Scraps: Be the First One on Your Block
At first $299.95 would seem like a hefty price tag for a television in 1953. And I suppose it was. Additionally, when you adjust for inflation it turns out that price is the rough equivalent of $2600 today. It’s a lot, to be sure, but it’s not outrageous.
After all, people pay more than that for their flat-screens every day. Of course, the picture on today’s models is somewhat larger than what we see featured in the newspaper scrap above, not to mention a lot clearer. Oh, and you probably won’t be needing any rabbit ears on that new plasma you just lugged out of Best Buy.
And so to believe that in 1953 only the well-heeled could afford a television would be a mistake. While it’s true that only five years earlier, in 1948, only about half a percent of American households had a TV, this number had, by 1953, exploded to over 55%.
Let’s say you’re doing pretty well for yourself in Eisenhower’s America. After all, most people were. So you drive your new Studebaker down to Towne Television, (which, incidentally was in Norwalk, Connecticut) and select your TV from the many types, styles and finishes shown in the advertisement. You pluck down your $299.95, or perhaps take advantage of their “budget terms,” and just like that you have a brand new television set. And one with “Rotomatic Tuning” no less! So then, what are you going to watch?

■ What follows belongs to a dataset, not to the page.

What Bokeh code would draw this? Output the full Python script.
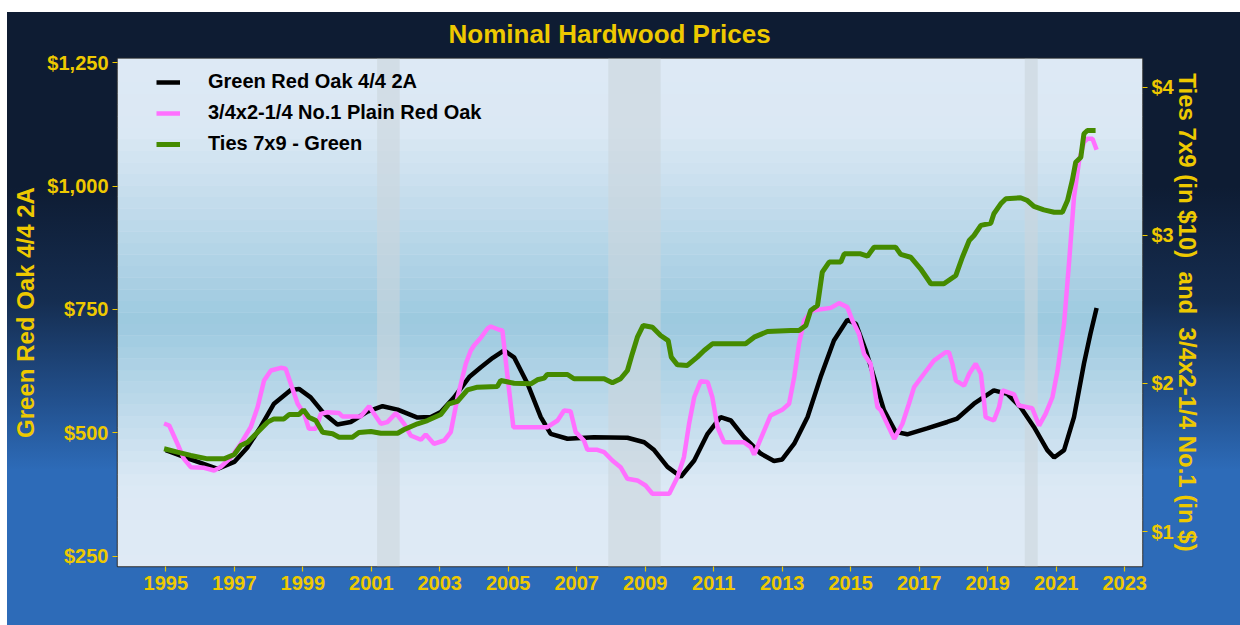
import numpy as np
from bokeh.plotting import figure
from bokeh.models import (Range1d, LinearAxis, FixedTicker, NumeralTickFormatter,
                          BoxAnnotation, InlineStyleSheet, Legend)
from bokeh.embed import file_html
from bokeh.resources import INLINE

# ---------------- data ----------------
oak_year = [1995.0, 1995.53, 1996.02, 1996.51, 1997.0, 1997.39, 1997.77, 1998.16, 1998.65, 1998.89,
            1999.23, 1999.62, 2000.01, 2000.4, 2000.89, 2001.33, 2001.77, 2002.35, 2002.74, 2003.03,
            2003.42, 2003.86, 2004.2, 2004.55, 2004.88, 2005.17, 2005.56, 2005.95, 2006.24, 2006.73,
            2007.5, 2008.48, 2008.97, 2009.26, 2009.65, 2010.04, 2010.43, 2010.82, 2011.2, 2011.5,
            2011.88, 2012.37, 2012.76, 2013.0, 2013.35, 2013.74, 2014.12, 2014.51, 2014.9, 2015.15,
            2015.44, 2015.68, 2015.97, 2016.31, 2016.65, 2017.23, 2017.82, 2018.11, 2018.6, 2019.18,
            2019.57, 2019.96, 2020.35, 2020.74, 2020.94, 2021.23, 2021.52, 2021.81, 2022.0, 2022.18]
oak_price = [465, 451, 439, 427, 441, 471, 512, 559, 587, 589,
             572, 539, 517, 522, 543, 554, 547, 531, 532, 542,
             572, 613, 633, 652, 667, 653, 600, 532, 498, 488,
             491, 490, 481, 465, 431, 411, 444, 498, 532, 525,
             492, 458, 443, 446, 478, 532, 613, 687, 729, 721,
             667, 613, 546, 502, 497, 509, 522, 529, 559, 586,
             579, 552, 512, 465, 450, 465, 532, 640, 701, 753]

plain_year = [1994.95, 1995.1, 1995.34, 1995.53, 1995.73, 1996.12, 1996.41, 1996.6, 1996.9, 1997.19,
              1997.48, 1997.68, 1997.87, 1998.07, 1998.36, 1998.5, 1998.65, 1998.85, 1999.04, 1999.18,
              1999.38, 1999.53, 1999.72, 2000.06, 2000.16, 2000.69, 2000.94, 2001.08, 2001.28, 2001.47,
              2001.72, 2001.96, 2002.15, 2002.45, 2002.59, 2002.83, 2003.13, 2003.32, 2003.52, 2003.76,
              2003.9, 2004.0, 2004.2, 2004.39, 2004.49, 2004.73, 2004.83, 2004.98, 2005.15, 2006.14,
              2006.44, 2006.63, 2006.82, 2006.97, 2007.21, 2007.31, 2007.6, 2007.8, 2008.04, 2008.28,
              2008.48, 2008.77, 2009.01, 2009.21, 2009.7, 2009.94, 2010.13, 2010.28, 2010.43, 2010.62,
              2010.82, 2010.96, 2011.11, 2011.3, 2011.88, 2012.08, 2012.18, 2012.37, 2012.66, 2013.0,
              2013.2, 2013.35, 2013.49, 2013.64, 2013.88, 2014.42, 2014.66, 2014.9, 2015.05, 2015.24,
              2015.39, 2015.58, 2015.78, 2015.88, 2016.27, 2016.51, 2016.7, 2016.85, 2017.14, 2017.43,
              2017.77, 2017.87, 2017.97, 2018.07, 2018.31, 2018.46, 2018.65, 2018.8, 2018.89, 2018.94,
              2019.18, 2019.33, 2019.43, 2019.77, 2019.91, 2020.3, 2020.5, 2020.69, 2020.89, 2021.04,
              2021.23, 2021.38, 2021.52, 2021.67, 2021.81, 2021.91, 2022.06, 2022.18]
plain_price = [1.73, 1.716, 1.593, 1.491, 1.435, 1.43, 1.412, 1.435, 1.50, 1.593,
               1.705, 1.84, 2.02, 2.088, 2.106, 2.10, 1.998, 1.863, 1.795, 1.694,
               1.694, 1.795, 1.806, 1.80, 1.777, 1.777, 1.847, 1.795, 1.728, 1.739,
               1.80, 1.728, 1.649, 1.62, 1.655, 1.593, 1.615, 1.671, 1.907, 2.133,
               2.22, 2.257, 2.309, 2.37, 2.385, 2.363, 2.358, 2.043, 1.705, 1.705,
               1.75, 1.818, 1.813, 1.671, 1.615, 1.552, 1.552, 1.536, 1.48, 1.435,
               1.356, 1.345, 1.311, 1.255, 1.255, 1.367, 1.502, 1.728, 1.907, 2.016,
               2.01, 1.907, 1.705, 1.603, 1.603, 1.57, 1.52, 1.626, 1.784, 1.822,
               1.863, 2.043, 2.268, 2.426, 2.493, 2.511, 2.543, 2.516, 2.426, 2.336,
               2.2, 2.133, 1.84, 1.818, 1.626, 1.728, 1.863, 1.975, 2.066, 2.155,
               2.211, 2.211, 2.133, 2.02, 1.986, 2.066, 2.133, 2.066, 1.885, 1.772,
               1.75, 1.84, 1.953, 1.926, 1.851, 1.833, 1.716, 1.795, 1.907, 2.088,
               2.403, 2.831, 3.259, 3.507, 3.63, 3.653, 3.653, 3.579]

ties_year = [1994.95, 1995.34, 1995.73, 1996.22, 1996.7, 1997.0, 1997.19, 1997.39, 1997.68, 1997.97,
             1998.16, 1998.45, 1998.6, 1998.89, 1999.02, 1999.18, 1999.38, 1999.58, 1999.87, 2000.06,
             2000.45, 2000.64, 2000.99, 2001.28, 2001.77, 2001.96, 2002.35, 2002.64, 2003.03, 2003.27,
             2003.52, 2003.81, 2004.1, 2004.68, 2004.78, 2005.17, 2005.66, 2005.85, 2006.05, 2006.14,
             2006.73, 2006.92, 2007.8, 2008.04, 2008.28, 2008.48, 2008.62, 2008.77, 2008.94, 2009.21,
             2009.45, 2009.67, 2009.76, 2009.94, 2010.23, 2010.52, 2010.72, 2010.96, 2011.93, 2012.18,
             2012.57, 2013.25, 2013.49, 2013.69, 2013.83, 2014.03, 2014.17, 2014.37, 2014.71, 2014.81,
             2015.29, 2015.49, 2015.68, 2016.31, 2016.46, 2016.75, 2017.04, 2017.34, 2017.72, 2018.07,
             2018.26, 2018.46, 2018.6, 2018.8, 2019.09, 2019.18, 2019.38, 2019.53, 2019.96, 2020.16,
             2020.35, 2020.64, 2020.94, 2021.18, 2021.33, 2021.47, 2021.57, 2021.72, 2021.81, 2021.91,
             2022.15]
ties_price = [1.559, 1.536, 1.514, 1.491, 1.491, 1.52, 1.581, 1.603, 1.671, 1.739,
              1.761, 1.761, 1.79, 1.79, 1.822, 1.772, 1.75, 1.671, 1.66, 1.637,
              1.637, 1.669, 1.676, 1.664, 1.664, 1.689, 1.728, 1.75, 1.79, 1.863,
              1.88, 1.957, 1.975, 1.98, 2.02, 2.002, 1.998, 2.025, 2.036, 2.061,
              2.061, 2.032, 2.032, 2.005, 2.032, 2.088, 2.20, 2.313, 2.392, 2.38,
              2.324, 2.29, 2.178, 2.126, 2.122, 2.178, 2.223, 2.268, 2.268, 2.313,
              2.351, 2.358, 2.358, 2.392, 2.493, 2.527, 2.752, 2.82, 2.82, 2.876,
              2.876, 2.86, 2.921, 2.921, 2.872, 2.853, 2.775, 2.674, 2.674, 2.73,
              2.853, 2.966, 3.0, 3.068, 3.083, 3.147, 3.214, 3.248, 3.255, 3.236,
              3.196, 3.173, 3.157, 3.157, 3.236, 3.372, 3.495, 3.529, 3.687, 3.709,
              3.709]

rec_start = [2001.17, 2007.92, 2020.08]
rec_end = [2001.83, 2009.45, 2020.46]

x_ticks = [1995, 1997, 1999, 2001, 2003, 2005, 2007, 2009, 2011, 2013, 2015, 2017, 2019, 2021, 2023]
left_ticks = [250, 500, 750, 1000, 1250]
right_ticks = [1, 2, 3, 4]

series_names = ["Green Red Oak 4/4 2A", "3/4x2-1/4 No.1 Plain Red Oak", "Ties 7x9 - Green"]

# ---------------- styling ----------------
GOLD = "#EEC900"
FONT = "Liberation Sans"
Y0, Y1 = 229.1, 1258.7
SCALE = 300.0

p = figure(width=1240, height=625, output_backend="svg", toolbar_location=None,
           x_range=Range1d(1993.59, 2023.52), y_range=Range1d(Y0, Y1),
           min_border_left=117, min_border_right=98, min_border_top=58, min_border_bottom=59)
p.extra_y_ranges = {"r": Range1d(Y0 / SCALE, Y1 / SCALE)}

p.border_fill_color = None
p.stylesheets = [InlineStyleSheet(css=(
    ":host { background: "
    "linear-gradient(to right, #ffffff 0px, #ffffff 7px, transparent 7px), "
    "linear-gradient(to bottom, #ffffff 0px, #ffffff 12px, #0e1c33 12px, #0e1c33 187px, "
    "#152d50 300px, #22508d 400px, #2d6bb8 470px, #2d6bb8 100%); }"))]
p.background_fill_color = "#dde9f5"
p.outline_line_color = "#2b2b2b"
p.outline_line_width = 1.5
p.grid.visible = False

# frame gradient (styling bands)
stops_f = [0.0, 0.163, 0.48, 0.858, 1.0]
stops_c = np.array([(223, 234, 245), (220, 233, 245), (156, 201, 223), (219, 232, 244), (221, 233, 245)], float)
nb = 44
for i in range(nb):
    f0, f1 = i / nb, (i + 1) / nb
    fm = 0.5 * (f0 + f1)
    c = [int(round(np.interp(fm, stops_f, stops_c[:, k]))) for k in range(3)]
    p.add_layout(BoxAnnotation(bottom=Y0 + f0 * (Y1 - Y0), top=Y0 + f1 * (Y1 - Y0) + 0.5,
                               fill_color="#%02x%02x%02x" % tuple(c), fill_alpha=1.0,
                               line_color=None, level="underlay"))

for s, e in zip(rec_start, rec_end):
    p.add_layout(BoxAnnotation(left=s, right=e, fill_color="#ccd5dc", fill_alpha=0.6,
                               line_color=None, level="underlay"))

r1 = p.line(oak_year, oak_price, line_color="black", line_width=4.5)
r2 = p.line(plain_year, plain_price, line_color="#ff70ff", line_width=4.5, y_range_name="r")
r3 = p.line(ties_year, ties_price, line_color="#458B00", line_width=5, y_range_name="r")

legend = Legend(items=[(series_names[0], [r1]), (series_names[1], [r2]), (series_names[2], [r3])],
                location=(39, 411), padding=0, margin=0, spacing=8,
                glyph_width=24, glyph_height=22, label_height=22, label_standoff=28,
                label_text_font=FONT, label_text_font_style="bold", label_text_font_size="20px",
                label_text_color="black", background_fill_alpha=0, border_line_color=None)
p.add_layout(legend)

p.title.text = "Nominal Hardwood Prices"
p.title.text_color = GOLD
p.title.text_font = FONT
p.title.text_font_style = "bold"
p.title.text_font_size = "26px"
p.title.align = "left"
p.title.offset = 331
p.title.standoff = 20

p.xaxis.ticker = FixedTicker(ticks=x_ticks)
p.yaxis.ticker = FixedTicker(ticks=left_ticks)
p.yaxis.formatter = NumeralTickFormatter(format="$0,0")
p.yaxis.axis_label = series_names[0]

ax_r = LinearAxis(y_range_name="r", ticker=FixedTicker(ticks=right_ticks),
                  formatter=NumeralTickFormatter(format="$0"),
                  axis_label="Ties 7x9 (in $10)\u00a0\u00a0and\u00a0\u00a03/4x2-1/4 No.1 (in $)")
p.add_layout(ax_r, "right")

for ax in [p.xaxis[0], p.yaxis[0], ax_r]:
    ax.major_label_text_color = GOLD
    ax.major_label_text_font = FONT
    ax.major_label_text_font_style = "bold"
    ax.major_label_text_font_size = "20px"
    ax.major_tick_line_color = GOLD
    ax.major_tick_line_width = 1.2
    ax.major_tick_out = 5
    ax.major_tick_in = 0
    ax.minor_tick_line_color = None
    ax.axis_line_color = None
    ax.major_label_standoff = 4
    ax.axis_label_text_color = GOLD
    ax.axis_label_text_font = FONT
    ax.axis_label_text_font_style = "bold"
    ax.axis_label_text_font_size = "24px"
    ax.axis_label_standoff = 5
ax_r.axis_label_standoff = -3

open("out.html", "w").write(file_html(p, INLINE))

Classics, that’s what! Many of the programs that aired in 1953 remain familiar to us today, and several of them are still on the air, including Meet the Press, Candid Camera and The Today Show. Other shows from that year that are gone but not forgotten, as least not by me, are Howdy Doody, The Ed Sullivan Show, The George Burns and Gracie Allen Show, The Jack Benny Show, Dragnet, I Love Lucy, American Bandstand, The Adventures of Ozzie and Harriet, Truth or Consequences, Adventures of Superman and Dragnet. Imagine, gathering with your family in the living room each night to watch these great shows, and so many more, all for only $2.31 a week.